Begin

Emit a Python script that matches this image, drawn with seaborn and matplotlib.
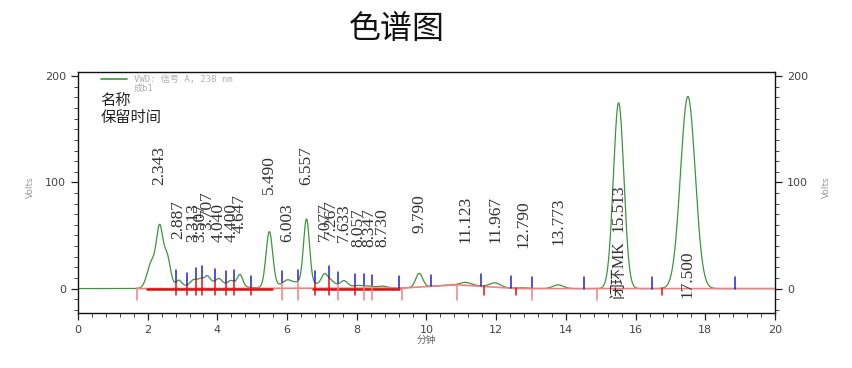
import numpy as np
import pandas as pd
import seaborn as sns
import matplotlib
matplotlib.use("Agg")
import matplotlib.pyplot as plt
from matplotlib.ticker import MultipleLocator

# ---- data ----
# peak components (retention time, height in volts, width sigma in min)
comp_rt = [2.12, 2.343, 2.55, 2.887, 3.313, 3.507, 3.707, 4.040, 4.400, 4.647, 3.80,
           5.490, 6.003, 6.20, 6.557, 7.077, 7.267, 7.633, 7.20, 8.057, 8.347, 8.730,
           9.790, 10.90, 11.123, 11.967, 12.790, 13.773, 15.513, 17.500]
comp_height = [25, 51, 30, 6, 4, 4, 6, 4, 4, 11, 6,
               52, 3, 5, 60, 10, 4, 5, 3, 1.5, 1.5, 2,
               13, 3.5, 2.5, 4, 0.5, 3.5, 175, 181]
comp_sigma = [0.13, 0.09, 0.10, 0.08, 0.08, 0.08, 0.08, 0.08, 0.08, 0.08, 0.6,
              0.095, 0.10, 0.45, 0.085, 0.09, 0.09, 0.10, 0.7, 0.12, 0.12, 0.15,
              0.10, 0.8, 0.15, 0.15, 0.15, 0.15, 0.15, 0.21]

# labelled peaks
label_rt = [2.343, 2.887, 3.313, 3.507, 3.707, 4.040, 4.400, 4.647, 5.490, 6.003,
            6.557, 7.077, 7.267, 7.633, 8.057, 8.347, 8.730, 9.790, 11.123, 11.967,
            12.790, 13.773, 15.513, 17.500]
label_text = ["2.343", "2.887", "3.313", "3.507", "3.707", "4.040", "4.400", "4.647",
              "5.490", "6.003", "6.557", "7.077", "7.267", "7.633", "8.057", "8.347",
              "8.730", "9.790", "11.123", "11.967", "12.790", "13.773", "15.513", "17.500"]
label_bottom = [98, 47, 44, 44, 55, 44, 44, 52, 89, 44, 98, 45, 48, 44, 39, 39, 39,
                52, 43, 43, 38, 41, 53, -9]
name_rt = [15.513]
name_text = ["闭环MK"]

# integration event marks
end_marks = [2.81, 3.12, 3.39, 3.56, 3.93, 4.24, 4.49, 4.97, 5.85, 6.30, 6.80, 7.20,
             7.45, 7.95, 8.21, 8.43, 9.21, 10.12, 11.57, 12.43, 13.03, 14.52, 16.46, 18.85]
start_dark = [2.81, 3.12, 3.39, 3.56, 3.93, 4.24, 4.49, 4.97, 6.80, 7.20, 7.95,
              11.65, 12.57, 16.76]
start_light = [1.69, 5.85, 6.30, 7.45, 8.21, 8.43, 9.29, 10.88, 13.03, 14.89]
baseline_t = [1.69, 9.29, 10.88, 11.65, 12.57, 20.0]
baseline_v = [0.0, 0.5, 3.5, 2.0, 0.0, 0.0]
drop_segments = [(1.97, 5.56), (6.75, 9.20)]

x_ticks = [0, 2, 4, 6, 8, 10, 12, 14, 16, 18, 20]
y_ticks = [0, 100, 200]

# ---- build trace ----
t = np.linspace(0, 20, 4001)
sig = np.zeros_like(t)
for r, h, s in zip(comp_rt, comp_height, comp_sigma):
    sig += h * np.exp(-0.5 * ((t - r) / s) ** 2)
df = pd.DataFrame({"time": t, "volts": sig})

sns.set_theme(style="white")
plt.rcParams["font.family"] = ["DejaVu Sans", "Noto Sans CJK SC"]

fig = plt.figure(figsize=(8.53, 3.68), dpi=100)
ax = fig.add_axes([78 / 853, 1 - 313 / 368, (775 - 78) / 853, (313 - 72) / 368])

sns.lineplot(data=df, x="time", y="volts", ax=ax, color="#3c963c", lw=0.9)

# baseline
ax.plot(baseline_t, baseline_v, color="#f28080", lw=1.2, zorder=3)
for a, b in drop_segments:
    ax.plot([a, b], [0, 0], color="#e01010", lw=1.8, zorder=3)

yi = lambda x: np.interp(x, t, sig)
for m in end_marks:
    ax.plot([m, m], [yi(m), yi(m) + 11], color="#2020d8", lw=1.1, zorder=4)
for m in start_dark:
    ax.plot([m, m], [yi(m), -6], color="#e01010", lw=1.1, zorder=4)
for m in start_light:
    ax.plot([m, m], [yi(m), -11], color="#f28080", lw=1.1, zorder=4)

lab_font = ["Liberation Serif", "Noto Sans CJK SC"]
for r, txt, b in zip(label_rt, label_text, label_bottom):
    ax.text(r, b, txt, rotation=90, ha="center", va="bottom", fontsize=12.5,
            family=lab_font, color="#333333", zorder=5)
for r, txt in zip(name_rt, name_text):
    ax.text(r, -9, txt, rotation=90, ha="center", va="bottom", fontsize=11.5,
            family=lab_font, color="#333333", zorder=5)

ax.set_xlim(0, 20)
ax.set_ylim(-23, 204)
ax.set_xticks(x_ticks)
ax.set_yticks(y_ticks)
ax.xaxis.set_minor_locator(MultipleLocator(0.4))
ax.yaxis.set_minor_locator(MultipleLocator(10))
ax.set_xlabel("")
ax.set_ylabel("")
ax.tick_params(axis="both", which="major", direction="out", length=5, width=0.9,
               labelsize=8, labelcolor="#444444", color="#222222",
               bottom=True, left=True, right=True, labelright=True)
ax.tick_params(axis="both", which="minor", direction="out", length=3, width=0.7,
               color="#444444", bottom=True, left=True, right=True)
for sp in ax.spines.values():
    sp.set_color("#111111")
    sp.set_linewidth(1.0)
ax.grid(False)

# legend block
ax.plot([0.65, 1.4], [197, 197], color="#3c963c", lw=1.2)
ax.text(1.6, 197, "VWD: 信号 A, 238 nm", fontsize=6.5, color="#b0b0b0",
        family=["DejaVu Sans Mono", "Noto Sans CJK SC"], va="center", ha="left")
ax.text(1.6, 188.5, "成b1", fontsize=6.5, color="#b0b0b0",
        family=["DejaVu Sans Mono", "Noto Sans CJK SC"], va="center", ha="left")
ax.text(0.65, 177, "名称", fontsize=11, color="#222222",
        family=["Noto Sans CJK SC"], va="center", ha="left")
ax.text(0.65, 161, "保留时间", fontsize=11, color="#222222",
        family=["Noto Sans CJK SC"], va="center", ha="left")

fig.text(397 / 853, 1 - 29 / 368, "色谱图", fontsize=23, ha="center", va="center",
         family=["Noto Sans CJK SC"], color="#111111")
fig.text(30 / 853, 1 - 187 / 368, "Volts", rotation=90, fontsize=6.5, color="#999999",
         ha="center", va="center")
fig.text(826 / 853, 1 - 187 / 368, "Volts", rotation=90, fontsize=6.5, color="#999999",
         ha="center", va="center")
fig.text(426 / 853, 1 - 340 / 368, "分钟", fontsize=7, color="#666666", ha="center",
         va="center", family=["Noto Sans CJK SC"])

fig.savefig("out.png", dpi=100)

End

● **Exercise**: From the first line above to the line containing "from matplotlib.ticker import MultipleLocator", repeat each line exactly. Pictures stay out.

● **Reply to the task**:
Emit a Python script that matches this image, drawn with seaborn and matplotlib.
import numpy as np
import pandas as pd
import seaborn as sns
import matplotlib
matplotlib.use("Agg")
import matplotlib.pyplot as plt
from matplotlib.ticker import MultipleLocator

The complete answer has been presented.